▶ [REQUEST]:
Transcribe the records exactly. Pictures do not belong in the transcription.

▶ [RECORDED INFORMATION]:
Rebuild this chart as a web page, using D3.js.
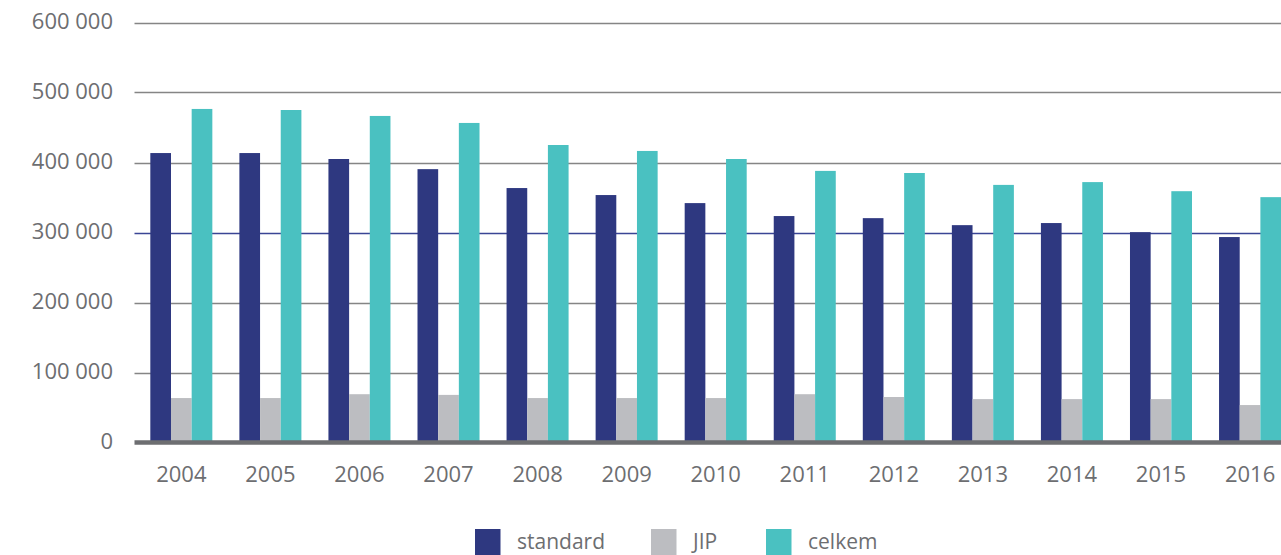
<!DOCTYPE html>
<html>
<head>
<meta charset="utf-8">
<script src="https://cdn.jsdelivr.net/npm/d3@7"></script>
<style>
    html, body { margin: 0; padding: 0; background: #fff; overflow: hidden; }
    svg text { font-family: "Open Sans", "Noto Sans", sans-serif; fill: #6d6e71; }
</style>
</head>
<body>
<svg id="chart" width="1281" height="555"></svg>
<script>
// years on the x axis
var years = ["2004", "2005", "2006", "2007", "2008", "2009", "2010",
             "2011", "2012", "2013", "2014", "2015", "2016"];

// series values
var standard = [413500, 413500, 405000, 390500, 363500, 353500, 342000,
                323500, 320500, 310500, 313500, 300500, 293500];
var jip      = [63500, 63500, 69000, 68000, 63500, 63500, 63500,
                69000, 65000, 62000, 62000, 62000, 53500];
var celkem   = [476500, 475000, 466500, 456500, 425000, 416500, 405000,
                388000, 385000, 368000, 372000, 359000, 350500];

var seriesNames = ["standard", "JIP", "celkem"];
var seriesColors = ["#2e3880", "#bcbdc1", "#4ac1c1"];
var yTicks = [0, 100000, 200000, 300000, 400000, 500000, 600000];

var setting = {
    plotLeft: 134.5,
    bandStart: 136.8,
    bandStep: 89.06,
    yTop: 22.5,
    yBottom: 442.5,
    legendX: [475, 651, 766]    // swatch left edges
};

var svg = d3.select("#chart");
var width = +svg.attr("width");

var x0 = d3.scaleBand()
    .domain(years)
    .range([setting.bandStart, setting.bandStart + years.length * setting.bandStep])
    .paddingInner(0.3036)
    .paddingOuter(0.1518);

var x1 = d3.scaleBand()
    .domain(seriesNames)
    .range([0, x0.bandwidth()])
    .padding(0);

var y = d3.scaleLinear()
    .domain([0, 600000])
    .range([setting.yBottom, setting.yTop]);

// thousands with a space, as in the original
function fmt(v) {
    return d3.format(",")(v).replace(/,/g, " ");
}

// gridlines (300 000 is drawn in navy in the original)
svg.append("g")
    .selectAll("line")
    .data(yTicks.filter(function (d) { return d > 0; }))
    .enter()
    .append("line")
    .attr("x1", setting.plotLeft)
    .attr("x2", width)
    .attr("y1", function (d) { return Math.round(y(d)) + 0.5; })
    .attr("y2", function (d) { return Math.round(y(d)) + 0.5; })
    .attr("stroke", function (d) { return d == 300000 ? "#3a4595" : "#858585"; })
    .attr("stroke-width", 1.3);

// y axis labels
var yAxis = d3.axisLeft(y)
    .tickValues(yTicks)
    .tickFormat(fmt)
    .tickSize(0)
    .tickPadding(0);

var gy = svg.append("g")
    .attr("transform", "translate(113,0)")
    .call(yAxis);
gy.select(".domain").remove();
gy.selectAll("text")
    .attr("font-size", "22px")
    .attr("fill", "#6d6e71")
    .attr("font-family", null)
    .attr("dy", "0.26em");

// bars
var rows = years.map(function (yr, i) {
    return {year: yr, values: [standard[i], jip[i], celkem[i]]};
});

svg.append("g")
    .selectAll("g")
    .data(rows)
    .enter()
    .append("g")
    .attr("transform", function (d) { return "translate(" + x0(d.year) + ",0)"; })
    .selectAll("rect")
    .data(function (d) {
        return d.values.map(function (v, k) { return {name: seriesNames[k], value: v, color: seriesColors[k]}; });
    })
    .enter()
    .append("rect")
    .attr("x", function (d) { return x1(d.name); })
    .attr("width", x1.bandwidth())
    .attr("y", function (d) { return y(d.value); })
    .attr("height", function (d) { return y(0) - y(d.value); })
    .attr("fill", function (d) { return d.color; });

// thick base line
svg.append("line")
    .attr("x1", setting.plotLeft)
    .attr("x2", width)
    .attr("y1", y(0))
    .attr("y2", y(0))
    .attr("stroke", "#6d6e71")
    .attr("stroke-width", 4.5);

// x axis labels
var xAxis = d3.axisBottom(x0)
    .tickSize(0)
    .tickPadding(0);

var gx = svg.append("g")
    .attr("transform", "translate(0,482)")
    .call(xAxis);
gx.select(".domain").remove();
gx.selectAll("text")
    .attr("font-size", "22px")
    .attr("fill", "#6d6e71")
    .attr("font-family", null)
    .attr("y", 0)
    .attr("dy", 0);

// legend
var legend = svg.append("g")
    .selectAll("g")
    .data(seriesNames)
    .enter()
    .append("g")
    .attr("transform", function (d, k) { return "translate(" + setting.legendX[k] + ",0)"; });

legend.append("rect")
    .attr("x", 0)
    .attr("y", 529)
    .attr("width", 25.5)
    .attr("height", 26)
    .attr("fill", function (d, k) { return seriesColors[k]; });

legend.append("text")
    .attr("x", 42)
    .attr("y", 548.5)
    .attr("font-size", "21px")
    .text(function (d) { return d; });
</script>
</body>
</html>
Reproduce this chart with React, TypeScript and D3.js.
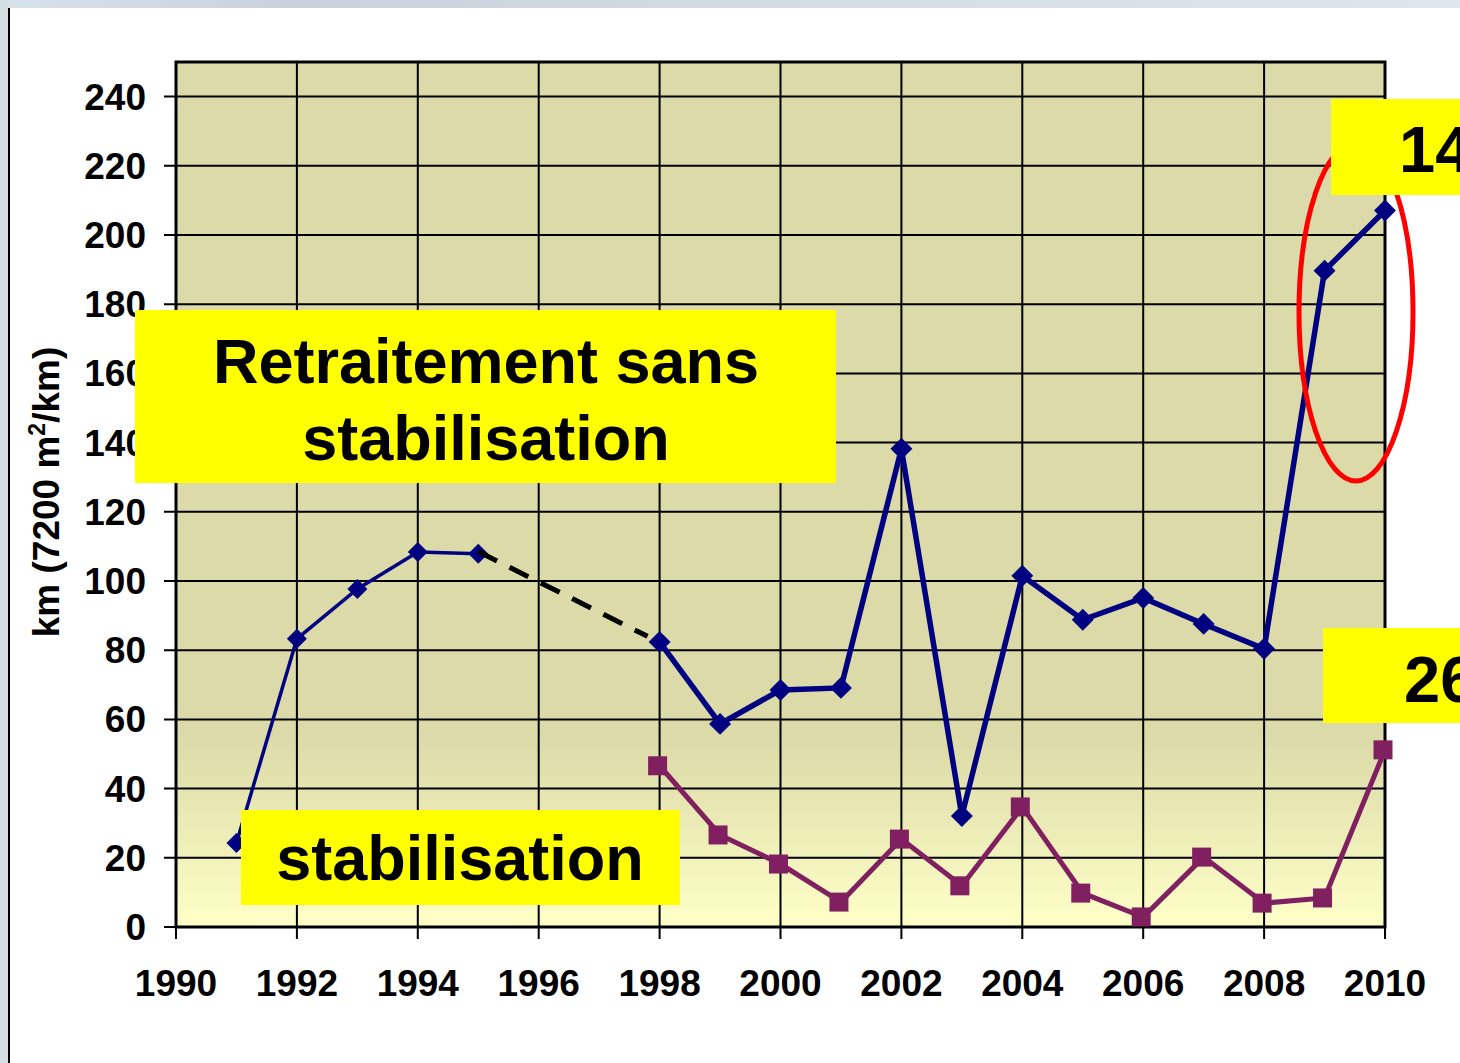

▶ [EXPECTED OUTPUT]:
Rebuild this chart as a web page, using D3.js.
<!DOCTYPE html>
<html>
<head>
<meta charset="utf-8">
<script src="https://cdn.jsdelivr.net/npm/d3@7"></script>
<style>
    html, body { margin: 0; padding: 0; background: #fff; overflow: hidden; }
    svg text { font-family: "Open Sans", "Noto Sans", sans-serif; fill: #6d6e71; }
</style>
</head>
<body>
<svg id="chart" width="1281" height="555"></svg>
<script>
// years on the x axis
var years = ["2004", "2005", "2006", "2007", "2008", "2009", "2010",
             "2011", "2012", "2013", "2014", "2015", "2016"];

// series values
var standard = [413500, 413500, 405000, 390500, 363500, 353500, 342000,
                323500, 320500, 310500, 313500, 300500, 293500];
var jip      = [63500, 63500, 69000, 68000, 63500, 63500, 63500,
                69000, 65000, 62000, 62000, 62000, 53500];
var celkem   = [476500, 475000, 466500, 456500, 425000, 416500, 405000,
                388000, 385000, 368000, 372000, 359000, 350500];

var seriesNames = ["standard", "JIP", "celkem"];
var seriesColors = ["#2e3880", "#bcbdc1", "#4ac1c1"];
var yTicks = [0, 100000, 200000, 300000, 400000, 500000, 600000];

var setting = {
    plotLeft: 134.5,
    bandStart: 136.8,
    bandStep: 89.06,
    yTop: 22.5,
    yBottom: 442.5,
    legendX: [475, 651, 766]    // swatch left edges
};

var svg = d3.select("#chart");
var width = +svg.attr("width");

var x0 = d3.scaleBand()
    .domain(years)
    .range([setting.bandStart, setting.bandStart + years.length * setting.bandStep])
    .paddingInner(0.3036)
    .paddingOuter(0.1518);

var x1 = d3.scaleBand()
    .domain(seriesNames)
    .range([0, x0.bandwidth()])
    .padding(0);

var y = d3.scaleLinear()
    .domain([0, 600000])
    .range([setting.yBottom, setting.yTop]);

// thousands with a space, as in the original
function fmt(v) {
    return d3.format(",")(v).replace(/,/g, " ");
}

// gridlines (300 000 is drawn in navy in the original)
svg.append("g")
    .selectAll("line")
    .data(yTicks.filter(function (d) { return d > 0; }))
    .enter()
    .append("line")
    .attr("x1", setting.plotLeft)
    .attr("x2", width)
    .attr("y1", function (d) { return Math.round(y(d)) + 0.5; })
    .attr("y2", function (d) { return Math.round(y(d)) + 0.5; })
    .attr("stroke", function (d) { return d == 300000 ? "#3a4595" : "#858585"; })
    .attr("stroke-width", 1.3);

// y axis labels
var yAxis = d3.axisLeft(y)
    .tickValues(yTicks)
    .tickFormat(fmt)
    .tickSize(0)
    .tickPadding(0);

var gy = svg.append("g")
    .attr("transform", "translate(113,0)")
    .call(yAxis);
gy.select(".domain").remove();
gy.selectAll("text")
    .attr("font-size", "22px")
    .attr("fill", "#6d6e71")
    .attr("font-family", null)
    .attr("dy", "0.26em");

// bars
var rows = years.map(function (yr, i) {
    return {year: yr, values: [standard[i], jip[i], celkem[i]]};
});

svg.append("g")
    .selectAll("g")
    .data(rows)
    .enter()
    .append("g")
    .attr("transform", function (d) { return "translate(" + x0(d.year) + ",0)"; })
    .selectAll("rect")
    .data(function (d) {
        return d.values.map(function (v, k) { return {name: seriesNames[k], value: v, color: seriesColors[k]}; });
    })
    .enter()
    .append("rect")
    .attr("x", function (d) { return x1(d.name); })
    .attr("width", x1.bandwidth())
    .attr("y", function (d) { return y(d.value); })
    .attr("height", function (d) { return y(0) - y(d.value); })
    .attr("fill", function (d) { return d.color; });

// thick base line
svg.append("line")
    .attr("x1", setting.plotLeft)
    .attr("x2", width)
    .attr("y1", y(0))
    .attr("y2", y(0))
    .attr("stroke", "#6d6e71")
    .attr("stroke-width", 4.5);

// x axis labels
var xAxis = d3.axisBottom(x0)
    .tickSize(0)
    .tickPadding(0);

var gx = svg.append("g")
    .attr("transform", "translate(0,482)")
    .call(xAxis);
gx.select(".domain").remove();
gx.selectAll("text")
    .attr("font-size", "22px")
    .attr("fill", "#6d6e71")
    .attr("font-family", null)
    .attr("y", 0)
    .attr("dy", 0);

// legend
var legend = svg.append("g")
    .selectAll("g")
    .data(seriesNames)
    .enter()
    .append("g")
    .attr("transform", function (d, k) { return "translate(" + setting.legendX[k] + ",0)"; });

legend.append("rect")
    .attr("x", 0)
    .attr("y", 529)
    .attr("width", 25.5)
    .attr("height", 26)
    .attr("fill", function (d, k) { return seriesColors[k]; });

legend.append("text")
    .attr("x", 42)
    .attr("y", 548.5)
    .attr("font-size", "21px")
    .text(function (d) { return d; });
</script>
</body>
</html>
Reproduce this chart with React, TypeScript and D3.js.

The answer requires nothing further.